▶ [WHAT YOU WILL DO]: Your task is to copy the listing exactly. Drop any pictures from the copy.

### DATASET EXTRACT ###

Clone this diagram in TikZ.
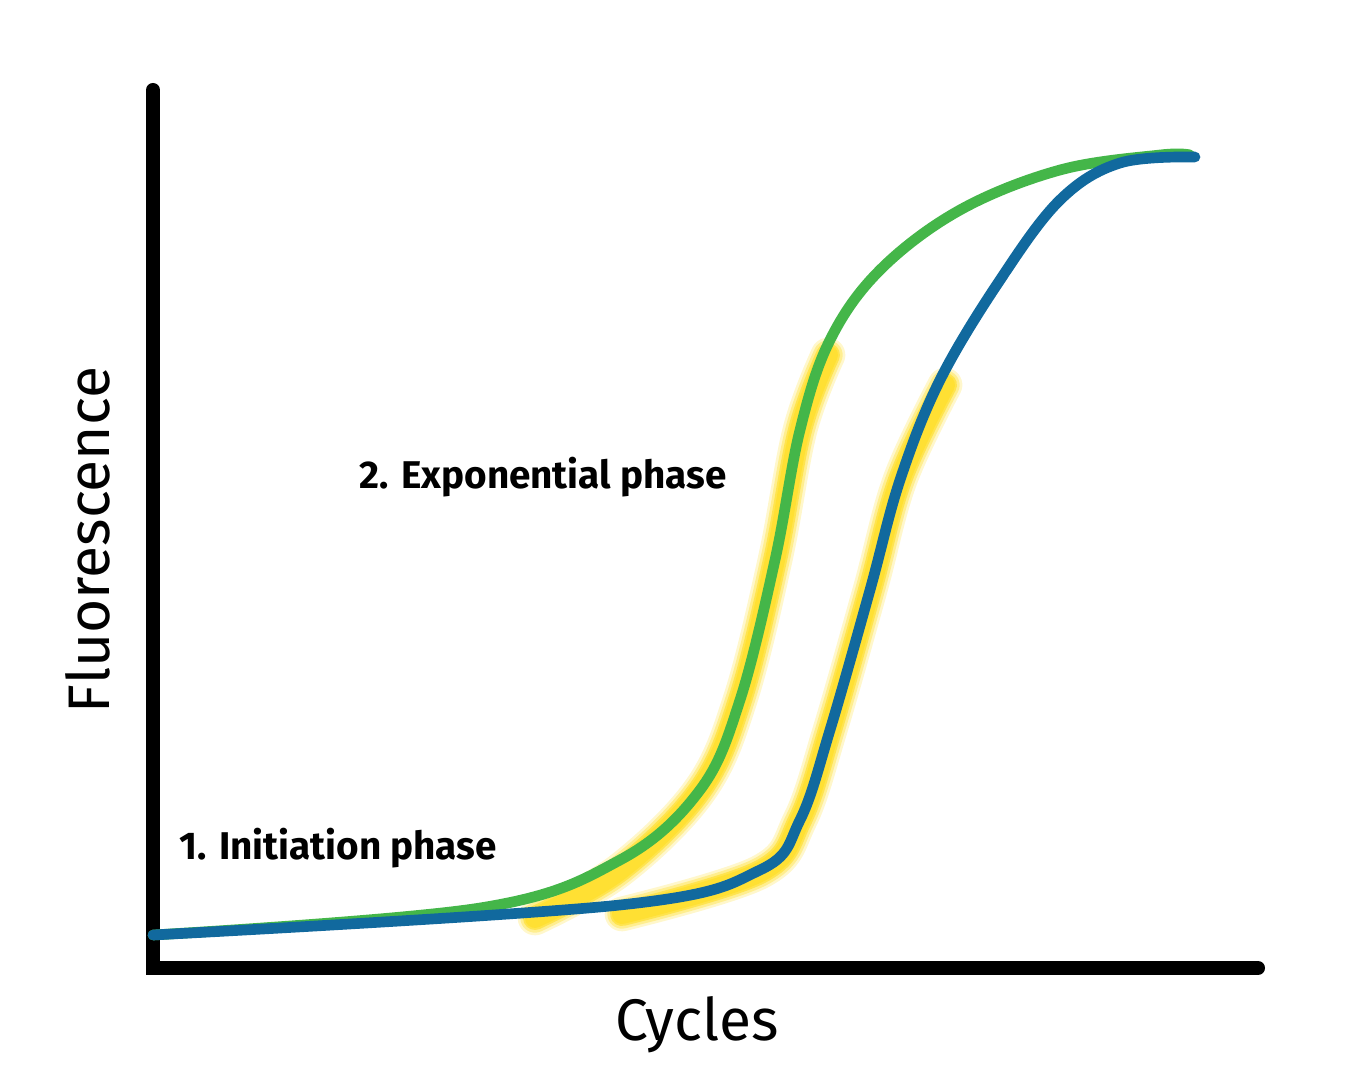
\documentclass[tikz,border=0pt]{standalone}
\usepackage{fontspec}
\setmainfont{Fira Sans}
\definecolor{grn}{HTML}{44B649}
\definecolor{blu}{HTML}{11699E}
\definecolor{ylw}{HTML}{FFE033}
\begin{document}
\begin{tikzpicture}[x=0.75pt,y=-0.75pt,
  axis/.style={line width=10.5pt,line cap=round},
  curve/.style={line width=8pt,line cap=round},
  glow/.style={line cap=round,draw=ylw}]
\useasboundingbox (0,0) rectangle (1350,1080);
\draw[axis] (153,90) -- (153,968) -- (1258,968);
% glows
\foreach \w/\o in {26/0.25,22/0.4,18/0.7,15/1}{
\draw[glow,line width=\w pt,opacity=\o] plot[smooth,tension=0.6] coordinates {(535,918) (620,870) (700,790) (740,700) (775,560) (800,430) (828,355)};
\draw[glow,line width=\w pt,opacity=\o] plot[smooth,tension=0.6] coordinates {(622,914) (760,872) (800,820) (830,730) (870,590) (900,480) (945,385)};
}
\draw[curve,grn] plot[smooth,tension=0.6] coordinates {(153,935) (480,908) (620,860) (700,790) (740,700) (775,560) (800,430) (830,340) (880,270) (960,210) (1060,170) (1160,155) (1190,155)};
\draw[curve,blu] plot[smooth,tension=0.6] coordinates {(153,935) (620,905) (760,870) (800,820) (830,730) (870,590) (900,480) (940,380) (1000,280) (1060,200) (1120,163) (1195,157)};
\node[font=\bfseries\fontsize{29}{34}\selectfont,anchor=west] (exp) at (355,477) {2. Exponential phase};
\node[font=\bfseries\fontsize{29}{34}\selectfont,anchor=west] (ini) at (175,848) {1. Initiation phase};
\node[font=\fontsize{44}{50}\selectfont] (cyc) at (697,1025) {Cycles};
\node[font=\fontsize{44}{50}\selectfont,rotate=90] (flu) at (88,540) {Fluorescence};
\end{tikzpicture}
\end{document}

###

▶ [FINAL RESULT]:
Clone this diagram in TikZ.
\documentclass[tikz,border=0pt]{standalone}
\usepackage{fontspec}
\setmainfont{Fira Sans}
\definecolor{grn}{HTML}{44B649}
\definecolor{blu}{HTML}{11699E}
\definecolor{ylw}{HTML}{FFE033}
\begin{document}
\begin{tikzpicture}[x=0.75pt,y=-0.75pt,
  axis/.style={line width=10.5pt,line cap=round},
  curve/.style={line width=8pt,line cap=round},
  glow/.style={line cap=round,draw=ylw}]
\useasboundingbox (0,0) rectangle (1350,1080);
\draw[axis] (153,90) -- (153,968) -- (1258,968);
% glows
\foreach \w/\o in {26/0.25,22/0.4,18/0.7,15/1}{
\draw[glow,line width=\w pt,opacity=\o] plot[smooth,tension=0.6] coordinates {(535,918) (620,870) (700,790) (740,700) (775,560) (800,430) (828,355)};
\draw[glow,line width=\w pt,opacity=\o] plot[smooth,tension=0.6] coordinates {(622,914) (760,872) (800,820) (830,730) (870,590) (900,480) (945,385)};
}
\draw[curve,grn] plot[smooth,tension=0.6] coordinates {(153,935) (480,908) (620,860) (700,790) (740,700) (775,560) (800,430) (830,340) (880,270) (960,210) (1060,170) (1160,155) (1190,155)};
\draw[curve,blu] plot[smooth,tension=0.6] coordinates {(153,935) (620,905) (760,870) (800,820) (830,730) (870,590) (900,480) (940,380) (1000,280) (1060,200) (1120,163) (1195,157)};
\node[font=\bfseries\fontsize{29}{34}\selectfont,anchor=west] (exp) at (355,477) {2. Exponential phase};
\node[font=\bfseries\fontsize{29}{34}\selectfont,anchor=west] (ini) at (175,848) {1. Initiation phase};
\node[font=\fontsize{44}{50}\selectfont] (cyc) at (697,1025) {Cycles};
\node[font=\fontsize{44}{50}\selectfont,rotate=90] (flu) at (88,540) {Fluorescence};
\end{tikzpicture}
\end{document}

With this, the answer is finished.